My new motto is “just keep swimming,” I repeat it all day long. I am trying to live like an Israeli and “just keep swimming.” I can not believe how resilient the Jewish people are. How people keep bouncing back to life after each siren, how everyone is walking around, shopping, and working as if its life as usual. But underneath it all there is a little drop of fear as everyone is ready to drop everything in an instant and run to the bomb shelter. Everyone walks around with a sense of purpose, just breathing means the Jewish people are prevailing over their enemies and so we all just keep breathing, and hoping, and praying.

The other day my daughter told my husband she wishes she could kill the Arabs herself and make this all end. My husband responded that she is too small, that’s the army’s job, but she can do other hishtadlus to keep us safe and bring this story to an end – she can daven, she can do mitzvos, she can run to the safe area in a siren. It occurred to me that I can do hishtadlus too. I can use my words to show you all the real picture of whats going on here, to make you realize that its not just a few “settlers” in the South anymore. Its the guy you sat next to in Chaim Berlin, the girl who was in your literature class in Touro, or in your bunk in Sternberg. It’s our children. It’s families, students, the elderly, people sitting shiva, an entire population of real people with real lives living through a nightmare.

And now what can you do with my hishtadlus? You can think about my children when you say tehillim, squeeze your eyes a little tighter as you finish shimona esrie and beg G-d to grant us peace. You can write a letter to your senator or even the president showing your support of Israel. You can order a pizza for a traumatized family in the South or send care packages to the soldiers who have left their families and are waiting to enter Gaza. You can publicize this on social media so people who may otherwise not realize what was going on can understand. And most importantly, you can internalize that this isn’t just a story on the news, but the entire nation of Israel fighting for our very existence and you can beg G-d that truth prevail in the land of Israel and we are all reunited with the coming of Mashiach.

Yours truly,

Ayelet Duskis
Rehovot, Israel



3 Responses

  1. Hashem should protect you, your family and all of Klal Yisroel. We are saying a Kapitel Tehilim after every Tefilloh for our brotheren, that’s the least we can and must do.

  2. Thank you for sharing this. We feel so close to you, we are davening for you all day long. But hearing the nitty gritty details & understanding the terror of individual mothers, fathers & children brings it home in another way altogether.

  3. “The other day my daughter told my husband she wishes she could kill the Arabs herself and make this all end. My husband responded that she is too small, that’s the army’s job…”

    If a bas Yisrael is, CH”V, reduced to wanting to be a warrior and her father’s best answer is only that “she is too small…”, then something is very wrong there, Hashem yiracheim.

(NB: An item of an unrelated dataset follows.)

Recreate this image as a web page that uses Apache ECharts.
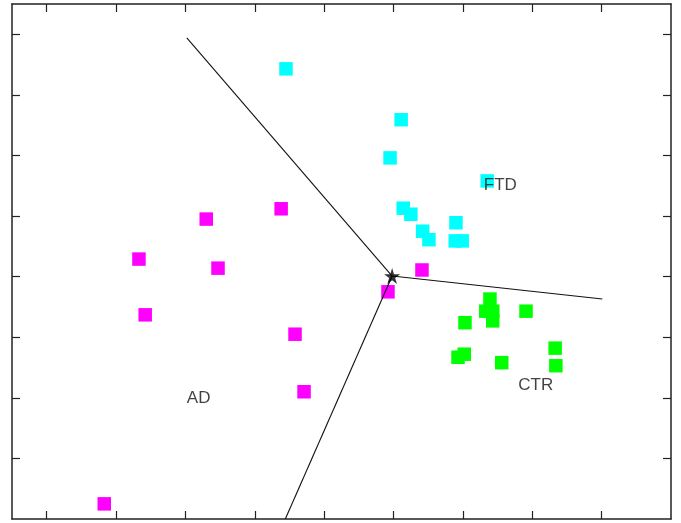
<!DOCTYPE html>
<html>
<head>
<meta charset="utf-8">
<script src="https://cdn.jsdelivr.net/npm/echarts@6/dist/echarts.min.js"></script>
<style>html,body{margin:0;padding:0;background:#fff;}#c{width:681px;height:523px;}</style>
</head>
<body>
<div id="c"></div>
<script>
const xTicks = [0, 1, 2, 3, 4, 5, 6, 7, 8];
const yTicks = [1, 2, 3, 4, 5, 6, 7, 8];

const ftdPoints = [
  [3.45, 7.43], [5.11, 6.59], [4.95, 5.96], [5.14, 5.13], [5.25, 5.03],
  [5.42, 4.75], [5.51, 4.61], [5.90, 4.89], [5.89, 4.59], [5.99, 4.59],
  [6.35, 5.58]
];
const ctrPoints = [
  [6.39, 3.63], [6.33, 3.43], [6.43, 3.43], [6.43, 3.27], [6.03, 3.24],
  [6.91, 3.43], [6.02, 2.72], [5.93, 2.67], [6.56, 2.58], [7.33, 2.82],
  [7.34, 2.53]
];
const adPoints = [
  [2.30, 4.95], [3.38, 5.12], [1.33, 4.29], [2.47, 4.14], [1.42, 3.37],
  [3.58, 3.05], [3.71, 2.10], [5.41, 4.11], [4.92, 3.75], [0.83, 0.25]
];
const center = [4.98, 4.01];
const boundaryEnds = [[2.02, 7.94], [8.01, 3.63], [3.44, 0]];
const classLabels = [
  { name: 'FTD', value: [6.54, 5.50] },
  { name: 'AD', value: [2.19, 2.00] },
  { name: 'CTR', value: [7.05, 2.20] }
];

const chart = echarts.init(document.getElementById('c'), null, { renderer: 'canvas' });

const frameLine = { show: true, onZero: false, lineStyle: { color: '#222', width: 1.5 } };
function xAx(pos) {
  return {
    type: 'value', position: pos, min: -0.5, max: 9,
    axisLine: frameLine,
    axisTick: { show: true, inside: true, length: 8, customValues: xTicks, lineStyle: { color: '#222', width: 1.2 } },
    axisLabel: { show: false, customValues: xTicks },
    splitLine: { show: false }
  };
}
function yAx(pos) {
  return {
    type: 'value', position: pos, min: 0, max: 8.5,
    axisLine: frameLine,
    axisTick: { show: true, inside: true, length: 8, customValues: yTicks, lineStyle: { color: '#222', width: 1.2 } },
    axisLabel: { show: false, customValues: yTicks },
    splitLine: { show: false }
  };
}

const sq = 13.5;
const series = [
  { type: 'scatter', data: ftdPoints, symbol: 'rect', symbolSize: sq, itemStyle: { color: '#00FFFF', opacity: 1 }, z: 2, silent: true },
  { type: 'scatter', data: ctrPoints, symbol: 'rect', symbolSize: sq, itemStyle: { color: '#00FF00', opacity: 1 }, z: 2, silent: true },
  { type: 'scatter', data: adPoints, symbol: 'rect', symbolSize: sq, itemStyle: { color: '#FF00FF', opacity: 1 }, z: 2, silent: true }
];
boundaryEnds.forEach(function (e) {
  series.push({
    type: 'line', data: [center, e], symbol: 'none', z: 3, silent: true,
    lineStyle: { color: '#111', width: 1.1 }
  });
});
series.push({
  type: 'scatter', data: [center], z: 4, silent: true,
  symbol: 'path://M50,0 L61,35 L98,35 L68,57 L79,91 L50,70 L21,91 L32,57 L2,35 L39,35 Z',
  symbolSize: 16, itemStyle: { color: '#000' }
});
series.push({
  type: 'scatter', data: classLabels, symbolSize: 0, z: 5, silent: true,
  label: {
    show: true, position: 'inside', formatter: '{b}',
    fontFamily: 'Liberation Sans, Arial, sans-serif', fontSize: 17, color: '#111'
  }
});

chart.setOption({
  animation: false,
  backgroundColor: '#fff',
  grid: { left: 12, right: 10, top: 4, bottom: 4, containLabel: false },
  xAxis: [xAx('bottom'), xAx('top')],
  yAxis: [yAx('left'), yAx('right')],
  series: series
});
</script>
</body>
</html>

    The answer is NOT that “she is too small”; the answer is that fighting in any army is against her very being as a Bas Yisrael, much more so than for a man, no matter her age.

    (This is besides the Zionist-specific issues for both genders, in this particular case.)

    May Hashem help all His children to educate their children with pure and unadulterated Torah and may He keep all His children safe and happy.